Viking Bocce


I am back in Atlanta after spending a week in the hills (near where FDR died in the arms of his mistress) with some of the other folks in my scholarship program. Though I’m not totally sure what that particular retreat is supposed to accomplish other than making all of Emory’s merit aid recipients tremendously fat on southern food, I am in no way complaining. There was muscadine ice cream! And viking bocce!

It’s called kubb. No, really. It was insane, as games invented in cultures that don’t have balls are wont to be.

The basic premise is that you divide into two teams. Each team takes six foot-long wooden dowels and attempts to chuck them underhand so as to knock over five stubby little blocks on the other team’s side. After that, they attempt to knock over a taller block (the “king”) in the middle of the field. It is not difficult to understand once you get the hang of it.

It is, however, really difficult to play. The other set of teams seemed to have no problem throwing the dowels with stunning accuracy, but my team and our opponents were definitely the JV kubb team. In the time the other team played three rounds, we managed one.

However, because our faculty supervisor was similarly not-that-competative, he humored me enough to look up YouTube footage of the kubb world championships. We took a break to watch a bunch of drunken Scandinavians playing competitive lawn darts, because that is what technology is for.

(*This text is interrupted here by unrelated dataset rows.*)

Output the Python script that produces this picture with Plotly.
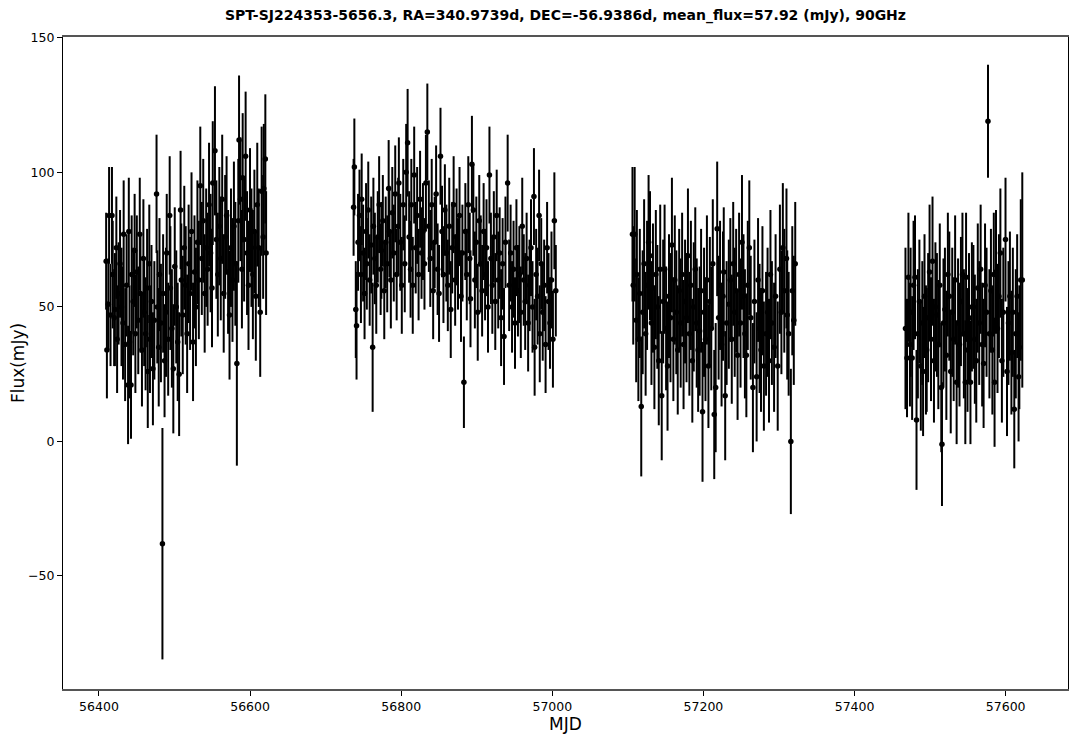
import plotly.graph_objects as go

# ---- data ----
mjd_s1 = [56409.5, 56410.5, 56412.4, 56413.4, 56415.3, 56417.2, 56418.2, 56420.1, 56421.1, 56423.0,
          56424.0, 56426.0, 56427.9, 56429.8, 56431.8, 56432.7, 56434.6, 56436.6, 56438.5, 56439.5,
          56440.4, 56442.4, 56443.3, 56445.3, 56447.2, 56448.2, 56450.1, 56452.0, 56454.0, 56454.9,
          56456.9, 56458.8, 56459.8, 56461.7, 56463.7, 56464.6, 56466.6, 56467.5, 56469.5, 56471.4,
          56473.3, 56476.2, 56477.2, 56479.1, 56480.1, 56482.0, 56484.0, 56484.9, 56486.8, 56488.7,
          56489.7, 56491.6, 56493.6, 56494.5, 56496.5, 56498.4, 56500.3, 56502.3, 56504.2, 56506.1,
          56508.0, 56509.0, 56510.9, 56512.9, 56514.8, 56516.7, 56518.7, 56520.6, 56522.5, 56524.5,
          56526.4, 56528.3, 56530.3, 56532.2, 56534.1, 56536.1, 56538.0, 56539.9, 56541.9, 56543.8,
          56545.7, 56547.7, 56549.6, 56550.6, 56553.5, 56555.4, 56557.3, 56559.3, 56561.2, 56563.1,
          56565.1, 56567.0, 56568.9, 56570.9, 56572.8, 56574.7, 56576.7, 56578.6, 56580.5, 56582.5,
          56584.4, 56585.4, 56587.3, 56589.2, 56590.2, 56592.1, 56594.1, 56596.0, 56597.9, 56599.9,
          56601.8, 56603.7, 56605.7, 56607.6, 56609.5, 56611.5, 56613.4, 56615.3, 56617.3, 56618.2,
          56620.2, 56621.2]
flux_s1 = [67, 34, 51, 84, 47, 84, 62, 46, 49, 72,
           38, 55, 66, 50, 44, 77, 36, 58, 21, 78,
           37, 21, 62, 52, 71, 40, 63, 45, 77, 55,
           34, 68, 48, 40, 57, 26, 66, 38, 52, 27,
           45, 92, 50, 35, 62, 44, -38, 55, 30, 48,
           70, 38, 84, 57, 42, 27, 65, 50, 37, 25,
           86, 60, 47, 72, 58, 40, 66, 55, 78, 37,
           63, 50, 74, 60, 95, 68, 82, 55, 72, 64,
           88, 70, 57, 96, 108, 75, 62, 80, 68, 90,
           55, 76, 84, 63, 47, 72, 60, 80, 66, 29,
           82, 112, 90, 64, 98, 75, 106, 70, 58, 86,
           72, 62, 78, 54, 88, 72, 48, 93, 76, 94,
           105, 70]
err_s1 = [18, 18, 17, 18, 19, 18, 20, 18, 21, 19,
          20, 19, 20, 22, 21, 20, 21, 19, 22, 20,
          21, 20, 22, 20, 21, 22, 21, 20, 21, 22,
          21, 22, 20, 21, 22, 21, 22, 20, 21, 21,
          22, 22, 21, 22, 21, 22, 43, 22, 21, 24,
          22, 21, 22, 23, 22, 24, 22, 21, 22, 23,
          22, 21, 22, 23, 22, 22, 22, 21, 22, 22,
          21, 22, 23, 22, 22, 21, 23, 22, 22, 21,
          23, 22, 22, 23, 24, 22, 23, 22, 23, 24,
          22, 23, 22, 23, 24, 22, 23, 24, 23, 38,
          23, 24, 23, 22, 24, 23, 24, 23, 24, 23,
          22, 24, 23, 24, 23, 22, 24, 24, 23, 24,
          24, 23]

mjd_s2 = [56737.0, 56738.0, 56739.9, 56740.9, 56742.9, 56744.8, 56746.7, 56747.7, 56749.6, 56751.5,
          56753.5, 56754.5, 56756.4, 56758.3, 56760.3, 56762.2, 56763.2, 56765.1, 56767.0, 56769.0,
          56770.8, 56772.8, 56773.8, 56775.7, 56777.6, 56779.5, 56781.5, 56783.4, 56784.4, 56786.3,
          56788.2, 56790.2, 56792.1, 56794.0, 56796.0, 56796.9, 56798.8, 56800.8, 56802.7, 56804.7,
          56806.6, 56808.5, 56810.5, 56812.4, 56813.4, 56815.3, 56817.2, 56819.2, 56821.1, 56823.0,
          56825.0, 56826.9, 56828.8, 56830.8, 56832.7, 56834.6, 56836.6, 56838.5, 56840.4, 56842.3,
          56844.3, 56846.2, 56848.2, 56850.1, 56852.0, 56854.0, 56855.9, 56857.8, 56859.8, 56861.7,
          56863.6, 56865.6, 56867.5, 56869.4, 56871.4, 56873.3, 56875.2, 56877.2, 56879.1, 56881.0,
          56883.0, 56884.9, 56886.8, 56888.8, 56890.7, 56891.7, 56893.6, 56895.5, 56897.5, 56899.4,
          56901.3, 56903.3, 56905.2, 56907.1, 56909.1, 56911.0, 56912.9, 56914.9, 56916.8, 56918.7,
          56920.6, 56922.6, 56924.5, 56926.4, 56928.4, 56930.3, 56932.2, 56934.2, 56936.1, 56938.0,
          56940.9, 56942.9, 56944.8, 56946.7, 56948.7, 56950.6, 56952.5, 56954.5, 56956.4, 56958.3,
          56960.2, 56962.2, 56964.1, 56966.0, 56968.0, 56969.9, 56971.8, 56973.8, 56975.7, 56976.6,
          56978.6, 56980.5, 56982.5, 56983.4, 56985.3, 56987.3, 56989.2, 56991.1, 56993.1, 56995.0,
          56996.9, 56998.9, 57000.8, 57002.7, 57004.6]
flux_s2 = [87, 102, 49, 43, 74, 84, 62, 90, 70, 55,
           78, 66, 86, 60, 73, 35, 80, 68, 58, 76,
           88, 64, 71, 82, 56, 74, 66, 94, 78, 60,
           85, 70, 92, 62, 80, 96, 74, 58, 88, 66,
           100, 111, 76, 64, 88, 58, 99, 72, 84, 62,
           90, 70, 78, 66, 96, 115, 80, 68, 88, 56,
           74, 92, 64, 55, 106, 78, 62, 86, 70, 58,
           80, 49, 72, 88, 60, 76, 66, 84, 54, 70,
           22, 78, 62, 88, 68, 53, 103, 86, 60, 74,
           48, 82, 66, 56, 78, 62, 72, 50, 99, 68,
           58, 76, 52, 84, 60, 70, 46, 66, 39, 74,
           96, 58, 70, 50, 64, 44, 72, 56, 62, 48,
           80, 60, 52, 68, 44, 58, 72, 50, 91, 35,
           62, 54, 84, 40, 66, 48, 58, 36, 72, 52,
           44, 60, 38, 82, 56]
err_s2 = [18, 18, 18, 20, 18, 17, 18, 17, 18, 17,
          18, 17, 18, 17, 18, 24, 18, 17, 18, 17,
          18, 17, 18, 17, 18, 17, 18, 18, 17, 18,
          17, 18, 18, 17, 18, 17, 18, 18, 17, 18,
          18, 20, 17, 18, 17, 18, 18, 17, 18, 17,
          18, 17, 18, 17, 18, 18, 17, 18, 17, 18,
          17, 18, 17, 18, 18, 17, 18, 17, 18, 17,
          18, 18, 17, 18, 17, 18, 17, 18, 17, 18,
          17, 18, 17, 18, 17, 18, 18, 17, 18, 17,
          18, 17, 18, 17, 18, 17, 18, 17, 18, 17,
          18, 17, 18, 17, 18, 17, 18, 17, 18, 17,
          18, 17, 18, 17, 18, 17, 18, 17, 18, 17,
          18, 17, 18, 17, 18, 17, 18, 17, 18, 18,
          17, 18, 17, 18, 17, 18, 17, 18, 17, 18,
          17, 18, 18, 18, 17]

mjd_s3 = [57106.1, 57107.1, 57109.0, 57111.0, 57111.9, 57113.9, 57115.8, 57117.7, 57119.6, 57121.5,
          57123.5, 57125.4, 57127.4, 57129.3, 57131.2, 57133.2, 57135.1, 57137.0, 57139.0, 57140.9,
          57142.8, 57144.8, 57146.7, 57148.6, 57150.6, 57152.5, 57154.4, 57156.4, 57158.3, 57160.2,
          57162.1, 57164.1, 57166.0, 57167.9, 57169.9, 57171.8, 57173.7, 57175.7, 57177.6, 57179.5,
          57181.4, 57183.4, 57185.3, 57187.2, 57189.2, 57191.1, 57193.0, 57195.0, 57196.9, 57198.8,
          57200.8, 57202.7, 57204.6, 57206.6, 57208.5, 57210.4, 57212.4, 57214.3, 57216.2, 57218.2,
          57220.1, 57222.0, 57224.0, 57225.9, 57226.9, 57228.8, 57230.7, 57233.6, 57235.6, 57237.5,
          57239.4, 57241.4, 57243.3, 57245.2, 57247.2, 57249.1, 57251.0, 57253.0, 57254.9, 57256.8,
          57258.7, 57260.7, 57262.6, 57265.5, 57267.5, 57270.4, 57272.3, 57274.3, 57276.2, 57278.1,
          57280.0, 57282.9, 57284.9, 57286.8, 57288.7, 57290.6, 57293.5, 57295.5, 57298.3, 57301.2,
          57303.2, 57305.1, 57307.0, 57309.9, 57310.9, 57312.8, 57315.7, 57317.6, 57319.6, 57321.5]
flux_s3 = [77, 58, 77, 45, 62, 38, 55, 13, 48, 66,
           40, 58, 74, 69, 44, 57, 35, 62, 50, 30,
           64, 17, 52, 64, 42, 28, 54, 46, 73, 38,
           60, 48, 34, 56, 44, 62, 36, 52, 46, 69,
           40, 58, 30, 50, 64, 44, 34, 41, 56, 11,
           48, 38, 60, 28, 52, 42, 66, 10, 20, 79,
           46, 58, 36, 54, 63, 17, 44, 51, 60, 38,
           66, 48, 56, 32, 62, 44, 74, 54, 40, 32,
           58, 72, 46, 20, 52, 24, 60, 42, 34, 56,
           28, 40, 48, 30, 62, 44, 35, 54, 28, 64,
           48, 72, 56, 68, 47, 40, 0, 56, 45, 66]
err_s3 = [25, 22, 25, 23, 24, 23, 24, 26, 23, 24,
          23, 24, 25, 24, 23, 24, 23, 24, 23, 24,
          24, 24, 23, 24, 23, 24, 23, 24, 25, 23,
          24, 23, 24, 23, 24, 23, 24, 23, 24, 25,
          23, 24, 23, 24, 23, 24, 23, 24, 23, 26,
          24, 23, 24, 23, 24, 23, 24, 24, 24, 25,
          23, 24, 23, 24, 24, 24, 23, 24, 23, 24,
          23, 24, 23, 24, 23, 24, 25, 23, 24, 23,
          24, 25, 23, 24, 23, 24, 23, 24, 23, 24,
          24, 23, 24, 23, 24, 23, 24, 23, 24, 24,
          23, 24, 23, 26, 24, 23, 27, 24, 24, 23]

mjd_s4 = [57467.4, 57469.4, 57471.3, 57473.3, 57474.2, 57476.2, 57478.1, 57480.0, 57482.0, 57483.8,
          57485.8, 57487.7, 57489.7, 57490.7, 57492.6, 57494.5, 57495.5, 57497.4, 57499.3, 57501.2,
          57503.2, 57505.1, 57507.0, 57509.0, 57510.9, 57512.8, 57514.8, 57515.7, 57517.7, 57519.6,
          57521.5, 57523.5, 57525.4, 57527.3, 57529.3, 57531.2, 57533.1, 57535.1, 57537.0, 57538.9,
          57540.8, 57542.8, 57544.7, 57546.6, 57547.6, 57549.5, 57551.5, 57553.4, 57555.3, 57557.3,
          57559.2, 57561.1, 57563.1, 57565.0, 57566.9, 57568.9, 57570.8, 57572.7, 57574.7, 57576.6,
          57578.5, 57580.5, 57582.4, 57584.3, 57585.3, 57587.2, 57589.2, 57591.1, 57593.0, 57595.0,
          57596.9, 57599.8, 57601.8, 57603.7, 57605.6, 57607.6, 57609.5, 57611.4, 57613.4, 57615.2,
          57617.1, 57618.1, 57620.0, 57622.0]
flux_s4 = [42, 31, 61, 36, 48, 31, 58, 61, 8, 40,
           52, 28, 44, 26, 54, 34, 34, 46, 63, 38,
           67, 30, 50, 47, 36, 58, 20, -1, 44, 49,
           32, 62, 54, 26, 48, 38, 60, 22, 44, 36,
           52, 62, 40, 22, 61, 34, 46, 22, 50, 50,
           38, 30, 57, 44, 64, 36, 29, 58, 48, 119,
           40, 56, 34, 62, 22, 63, 42, 54, 70, 30,
           48, 75, 26, 44, 54, 33, 48, 12, 40, 54,
           24, 35, 60, 60]
err_s4 = [30, 22, 24, 23, 24, 23, 24, 23, 26, 24,
          23, 24, 23, 24, 23, 24, 23, 24, 25, 23,
          24, 23, 24, 23, 24, 23, 24, 23, 24, 23,
          24, 23, 24, 23, 24, 23, 24, 23, 24, 23,
          24, 23, 24, 23, 24, 23, 24, 23, 24, 23,
          24, 23, 24, 23, 24, 23, 24, 23, 24, 21,
          24, 23, 24, 23, 24, 23, 24, 23, 24, 23,
          24, 23, 24, 23, 24, 23, 24, 22, 24, 23,
          24, 23, 30, 40]

x_ticks = [56400, 56600, 56800, 57000, 57200, 57400, 57600]
y_ticks = [-50, 0, 50, 100, 150]
title_text = "SPT-SJ224353-5656.3, RA=340.9739d, DEC=-56.9386d, mean_flux=57.92 (mJy), 90GHz"

seasons = [(mjd_s1, flux_s1, err_s1), (mjd_s2, flux_s2, err_s2),
           (mjd_s3, flux_s3, err_s3), (mjd_s4, flux_s4, err_s4)]
xs, ys, es = [], [], []
for m, f, e in seasons:
    n = min(len(m), len(f), len(e))
    xs += m[:n]
    ys += f[:n]
    es += e[:n]

fig = go.Figure()
fig.add_trace(go.Scatter(
    x=xs, y=ys, mode="markers",
    marker=dict(color="black", size=5.5),
    error_y=dict(type="data", array=es, visible=True, color="black",
                 thickness=2.0, width=0),
    showlegend=False,
))

font_family = "DejaVu Sans"
W, H = 1073, 731
fig.update_layout(
    width=W, height=H,
    margin=dict(l=55, r=13, t=29, b=50, autoexpand=False),
    paper_bgcolor="white", plot_bgcolor="white",
    font=dict(family=font_family, color="black", size=12),
    title=dict(text="<b>" + title_text + "</b>", x=0.5, xanchor="center",
               xref="paper", y=1 - 2 / H, yref="container", yanchor="top",
               font=dict(family=font_family, size=14, color="black")),
)
fig.update_xaxes(
    range=[56352.4, 57682.5], tickvals=x_ticks, ticktext=[str(v) for v in x_ticks],
    automargin=False,
    showgrid=False, zeroline=False, showline=True, linecolor="#555555", linewidth=1.6,
    mirror=True, ticks="outside", ticklen=5, tickwidth=1.2, tickcolor="black",
    tickfont=dict(size=12.5),
    title=dict(text="MJD", font=dict(size=17), standoff=2),
)
fig.update_yaxes(
    range=[-92.0, 150.3], tickvals=y_ticks,
    automargin=False,
    showgrid=False, zeroline=False, showline=True, linecolor="black", linewidth=1.2,
    mirror=True, ticks="outside", ticklen=5, tickwidth=1.2, tickcolor="black",
    tickfont=dict(size=12.5),
    title=dict(text="Flux(mJy)", font=dict(size=17), standoff=4),
)

fig.write_html("out.html")
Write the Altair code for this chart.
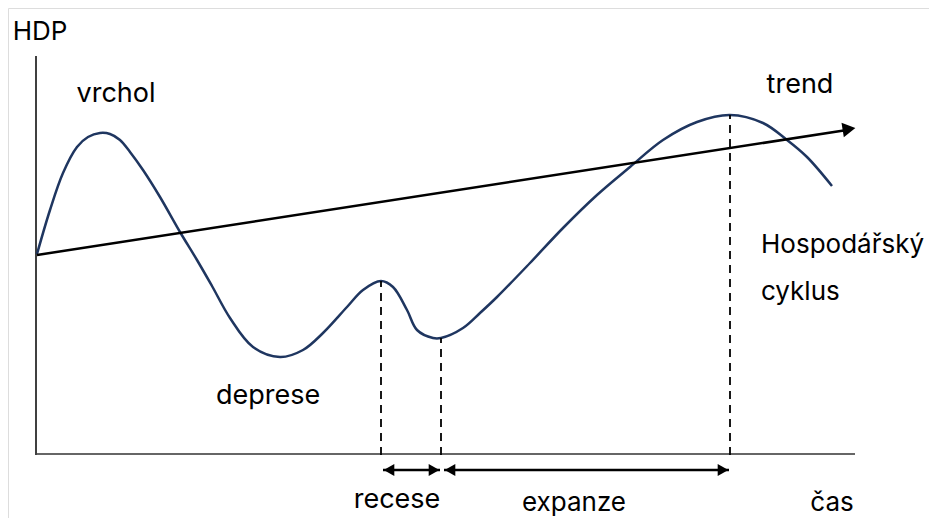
import altair as alt
import pandas as pd

# --- data (units: t = time from origin, h = HDP level above the time axis) ---
curve_t = [0, 13, 26, 40, 51, 63, 73, 83, 93, 106, 123, 143, 160, 175, 193, 216, 243, 266, 286, 310, 326, 344,
           356, 370, 380, 396, 404, 426, 443, 460, 493, 526, 560, 593, 626, 660, 693, 726, 750, 770, 795]
curve_h = [201, 245, 282, 308, 318, 322, 321, 315, 303, 285, 258, 223, 195, 169, 137, 108, 98, 105, 122, 148, 165, 174,
           168, 145, 125, 117, 117, 127, 142, 158, 192, 227, 260, 288, 315, 333, 340, 332, 315, 298, 269]

trend_t = [0, 810]
trend_h = [200, 325]
trend_head = (812, 326)

dash_t = [344, 404, 693]
dash_top = [174, 117, 340]

arrow_from = [346, 407]
arrow_to = [403, 692]
arrow_level = -15

labels = ["HDP", "vrchol", "trend", "Hospodářský", "cyklus", "deprese", "recese", "expanze", "čas"]
label_t = [3, 79, 763, 724, 724, 231, 360, 537, 795]
label_h = [415, 353, 362, 202, 155, 51, -53, -56, -56]
label_align = ["center", "center", "center", "left", "left", "center", "center", "center", "center"]
label_size = [26, 27, 27, 26, 26, 27, 27, 26, 26]

FONT = "Inter"
xs = alt.Scale(domain=[-29, 892], nice=False, zero=False)
ys = alt.Scale(domain=[-63, 447], nice=False, zero=False)
X = lambda f: alt.X(f, type="quantitative", scale=xs, axis=None)
Y = lambda f: alt.Y(f, type="quantitative", scale=ys, axis=None)

# axes
yaxis = alt.Chart(pd.DataFrame({"t": [-1], "h0": [0], "h1": [399]})).mark_rule(
    color="black", strokeWidth=1.5).encode(x=X("t"), y=Y("h0"), y2="h1")
xaxis = alt.Chart(pd.DataFrame({"t0": [0], "t1": [818], "h": [1]})).mark_rule(
    color="#666666", strokeWidth=2).encode(x=X("t0"), x2="t1", y=Y("h"))

curve = alt.Chart(pd.DataFrame({"t": curve_t, "h": curve_h})).mark_line(
    color="#1f3660", strokeWidth=2.5, interpolate="catmull-rom").encode(x=X("t"), y=Y("h"))

trend = alt.Chart(pd.DataFrame({"t": trend_t, "h": trend_h})).mark_line(
    color="black", strokeWidth=2.5).encode(x=X("t"), y=Y("h"))
trend_arrow = alt.Chart(pd.DataFrame({"t": [trend_head[0]], "h": [trend_head[1]]})).mark_point(
    shape="triangle-right", filled=True, color="black", opacity=1, size=220, angle=351).encode(
    x=X("t"), y=Y("h"))

dashes = alt.Chart(pd.DataFrame({"t": dash_t, "top": dash_top, "bot": [0, 0, 0]})).mark_rule(
    color="black", strokeWidth=1.8, strokeDash=[8, 6]).encode(x=X("t"), y=Y("bot"), y2="top")

arr_df = pd.DataFrame({"a": arrow_from, "b": arrow_to, "h": [arrow_level] * 2})
arr_lines = alt.Chart(arr_df).mark_rule(color="black", strokeWidth=2.5).encode(
    x=X("a"), x2="b", y=Y("h"))
left_heads = alt.Chart(pd.DataFrame({"t": [a + 6 for a in arrow_from], "h": [arrow_level] * 2})).mark_point(
    shape="triangle-left", filled=True, color="black", opacity=1, size=150).encode(x=X("t"), y=Y("h"))
right_heads = alt.Chart(pd.DataFrame({"t": [b - 6 for b in arrow_to], "h": [arrow_level] * 2})).mark_point(
    shape="triangle-right", filled=True, color="black", opacity=1, size=150).encode(x=X("t"), y=Y("h"))

lab_df = pd.DataFrame({"txt": labels, "t": label_t, "h": label_h, "al": label_align, "fs": label_size})
texts_c = alt.Chart(lab_df[lab_df.al == "center"]).mark_text(
    font=FONT, color="black", align="center", baseline="alphabetic").encode(
    x=X("t"), y=Y("h"), text="txt:N", size=alt.Size("fs:Q", scale=None, legend=None))
texts_l = alt.Chart(lab_df[lab_df.al == "left"]).mark_text(
    font=FONT, color="black", align="left", baseline="alphabetic").encode(
    x=X("t"), y=Y("h"), text="txt:N", size=alt.Size("fs:Q", scale=None, legend=None))

chart = alt.layer(yaxis, xaxis, curve, trend, trend_arrow, dashes, arr_lines, left_heads, right_heads,
                  texts_c, texts_l).properties(
    width=921, height=510, padding=0, autosize=alt.AutoSizeParams(type="none")
).configure_view(stroke=None).configure(background="white")

chart.save("out.html", embed_options={"renderer": "svg", "actions": False})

Though I still think the game would be much improved with the addition of whiffle ball bats (fling the blocks down with the power of your overhand!) it was a pleasant way to spend the few hours we had in between our gigantic Southern breakfast and our gigantic Southern lunch. (In between gigantic Southern lunch and gigantic Southern dinner, I napped. One has to conserve energy.)

Other highlights of the weekend included hanging out with the child that I baby sit for while she showed me her “apathetic dinosaur” dance and discussed her dissatisfaction with the ending of Black Beauty (she feels that it is insufficiently clear). There was also a terrible dance contest between some friends and myself. I wore a fez and was roundly judged by some freshmen, as is my way.

I returned home today to swap out clothes in preparation for housesitting (and catsitting, thus the photo) for my parents while they are galavanting around Italy for a week. (Super jealous.) I was glad to have the excuse to head out, as in the three days that my room was unoccupied I appear to have picked up quite the infestation of fleas. Just the welcome home a girl dreams of–literal ankle biters.

This weekend, though perfectly pleasant, was a nice reminder that I’m kind of completely done with my investment in my university. Folks were having very passionate debates about university policy, and I cannot bring myself to care because I will not be there in a year. I think that that’s healthy. I cared very much when I was younger, and now I am focused on other things. Perhaps my mood will shift as the year wears on/I recover the blood I lost from fleas.

Until then, I’m going to cuddle with my parents’ cat.